Manny Farber is dead, reports the film blog Elusive Lucidity[1].
Negative Space: Manny Farber on the Movies (1971) – Manny Farber [Amazon.com] [FR] [DE] [UK]
Manny Farber (1917, Douglas, Arizona, United States –August 17, 2008) was an American painter and early nobrow film critic. He taught at the University of California San Diego alongside Raymond Durgnat, Jean-Pierre Gorin and Jonathan Rosenbaum.
His film criticism has appeared during stints at The New Republic (late 1940s), Time (1949), The Nation (1949-54), New Leader (1958-59), Cavalier (1966), Artforum (1967-71). He has also contributed to Commentary, Film Culture, Film Comment, and City Magazine. He contributed art criticism to The New Republic and The Nation during the 1940s through 1950s.
His 1957 essay “Underground films: a bit of male truth” coined the term underground film.
In his essay “White Elephant Art vs.
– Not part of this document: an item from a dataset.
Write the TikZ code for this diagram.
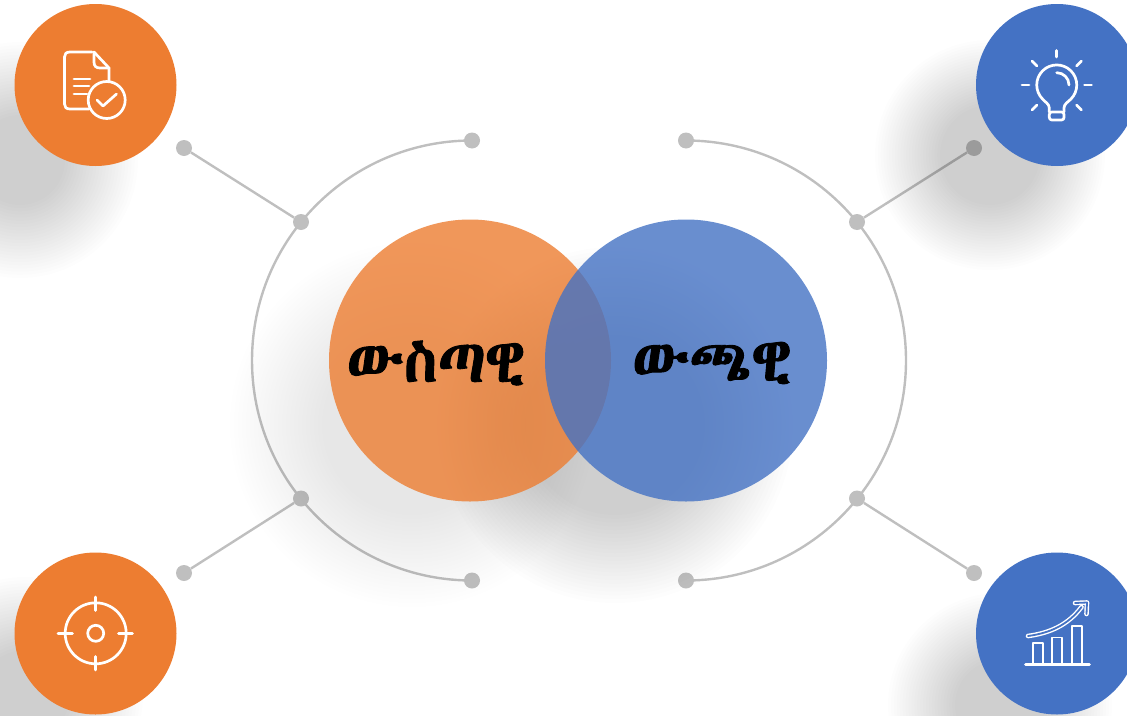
\documentclass[tikz,border=0pt]{standalone}
\usepackage{fontspec}
\newfontfamily\ethfont[FakeBold=1.5]{Abyssinica SIL}
\definecolor{org}{HTML}{ED7D31}
\definecolor{blu}{HTML}{4472C4}
\tikzset{
  dotnode/.style={circle,fill=black,inner sep=0pt,minimum size=16pt},
  greyline/.style={draw=black,line width=2.4pt},
  icon/.style={draw=white,line width=2.7pt,line cap=round,line join=round},
  discA/.style={circle,fill=org,inner sep=0pt,minimum size=162pt},
  discB/.style={circle,fill=blu,inner sep=0pt,minimum size=162pt},
  vennA/.style={circle,fill=org,fill opacity=.8,inner sep=0pt,minimum size=282pt},
  vennB/.style={circle,fill=blu,fill opacity=.8,inner sep=0pt,minimum size=282pt},
  venntext/.style={font=\ethfont\fontsize{61}{66}\selectfont,text=black,inner sep=0pt},
}
\newcommand{\softblob}[5]{% cx cy rinner router opacity-per-step
  \foreach \i in {0,...,23}{
    \pgfmathsetmacro{\rr}{#3+(#4-#3)*\i/23}
    \fill[black,fill opacity=#5] (#1,#2) circle[radius=\rr];
  }}
\begin{document}
\begin{tikzpicture}[x=1pt,y=-1pt]
\useasboundingbox (0,0) rectangle (1127,715);
\fill[white] (0,0) rectangle (1127,715);
\begin{scope}
\clip (0,0) rectangle (1127,715);
\softblob{20}{160}{45}{118}{.0062}
\softblob{990}{155}{50}{115}{.0072}
\softblob{25}{695}{45}{118}{.0062}
\softblob{1000}{705}{45}{112}{.0065}
\softblob{412}{425}{90}{182}{.0052}
\softblob{615}{425}{90}{178}{.0060}
\end{scope}
\node[vennA] (va) at (470,360.5) {};
\node[vennB] (vb) at (686,360.5) {};
\node[venntext] (ta) at (436,363) {ውስጣዊ};
\node[venntext] (tb) at (712,363) {ውጫዊ};
\node[discA] (da) at (95.5,85) {};
\node[discB] (db) at (1057,85) {};
\node[discA] (dc) at (95.5,633.5) {};
\node[discB] (dd) at (1057,633.5) {};
\begin{scope}[transparency group,opacity=.25]
\node[dotnode] (t1) at (472,140.5) {};
\node[dotnode] (t2) at (686,140.5) {};
\node[dotnode] (b1) at (472,580.5) {};
\node[dotnode] (b2) at (686,580.5) {};
\node[dotnode] (m1) at (301,222) {};
\node[dotnode] (m2) at (857,222) {};
\node[dotnode] (m3) at (301,498.5) {};
\node[dotnode] (m4) at (857,498.5) {};
\node[dotnode] (e1) at (184,148) {};
\node[dotnode] (e2) at (974,148) {};
\node[dotnode] (e3) at (184,573) {};
\node[dotnode] (e4) at (974,573) {};
\draw[greyline] (t1.center) arc[start angle=270,end angle=90,radius=220];
\draw[greyline] (t2.center) arc[start angle=-90,end angle=90,radius=220];
\draw[greyline] (e1) -- (m1);
\draw[greyline] (e2) -- (m2);
\draw[greyline] (e3) -- (m3);
\draw[greyline] (e4) -- (m4);
\end{scope}
% icons
\draw[icon] (92,52) -- (70,52) .. controls (66,52) and (64.5,54) .. (64.5,57) -- (64.5,104) .. controls (64.5,107) and (66,109) .. (70,109) -- (89,109);
\draw[icon] (94,52) -- (109,68) -- (109,81);
\draw[icon] (94,52) -- (94,62) .. controls (94,66) and (96,68) .. (100,68) -- (109,68);
\draw[icon] (74,79) -- (90,79);
\draw[icon] (74,86) -- (89,86);
\draw[icon] (74,94) -- (87,94);
\draw[icon] (106.7,100) circle[radius=18.5];
\draw[icon] (97,100) -- (103,106) -- (116.5,94);
\draw[icon] (1056.7,50.5) -- (1056.7,57);
\draw[icon] (1022,85) -- (1029,85);
\draw[icon] (1084.5,85) -- (1091.5,85);
\draw[icon] (1032,61) -- (1037,66);
\draw[icon] (1081.5,61) -- (1076.5,66);
\draw[icon] (1037,105) -- (1032,110);
\draw[icon] (1076.5,105) -- (1081.5,110);
\draw[icon] (1049.3,112) -- (1049.3,108) .. controls (1049.3,104) and (1045,102) .. (1042.6,99.1) arc[start angle=135,end angle=405,radius=20] .. controls (1068,102) and (1064,104) .. (1064,108) -- (1064,112);
\draw[icon,rounded corners=2.5pt] (1049.3,112) -- (1049.3,120) -- (1064,120) -- (1064,112) -- cycle;
\draw[icon] (1056.7,72.7) arc[start angle=270,end angle=360,radius=12.3];
\draw[icon] (95.7,633.3) circle[radius=30.5];
\draw[icon] (95.7,633.3) circle[radius=8];
\draw[icon] (95.7,597) -- (95.7,610.5);
\draw[icon] (95.7,656.5) -- (95.7,670);
\draw[icon] (58,633.3) -- (72.5,633.3);
\draw[icon] (118.5,633.3) -- (132.5,633.3);
\draw[icon] (1025.5,664.7) -- (1089.5,664.7);
\draw[icon,line width=1.6pt] (1032.7,664.7) -- (1032.7,642.7) -- (1042.7,642.7) -- (1042.7,664.7);
\draw[icon,line width=1.6pt] (1052,664.7) -- (1052,637.3) -- (1062,637.3) -- (1062,664.7);
\draw[icon,line width=1.6pt] (1071.7,664.7) -- (1071.7,626) -- (1082,626) -- (1082,664.7);
\draw[icon,line width=1.4pt,double=blu,double distance=1.8pt] (1028,636) .. controls (1050,633) and (1068,625) .. (1081.5,607);
\draw[icon,line width=1.4pt,double=blu,double distance=1.8pt] (1075,603) -- (1087,602.5) -- (1086.5,614);
\end{tikzpicture}
\end{document}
Termite Art” originally published in 1962, he eloquently championed B film and under-appreciated auteurs and coined several terms, such as termite art and monsterpieces.
Postwar film critics and theorists of his stature have included Parker Tyler, Edgar Morin, Amos Vogel, Ado Kyrou and Raymond Durgnat while his closest ally in music criticism was the untimely departed Lester Bangs.
Most of Farber’s film writing has been collected in Negative Space: Manny Farber on the Movies (depicted above).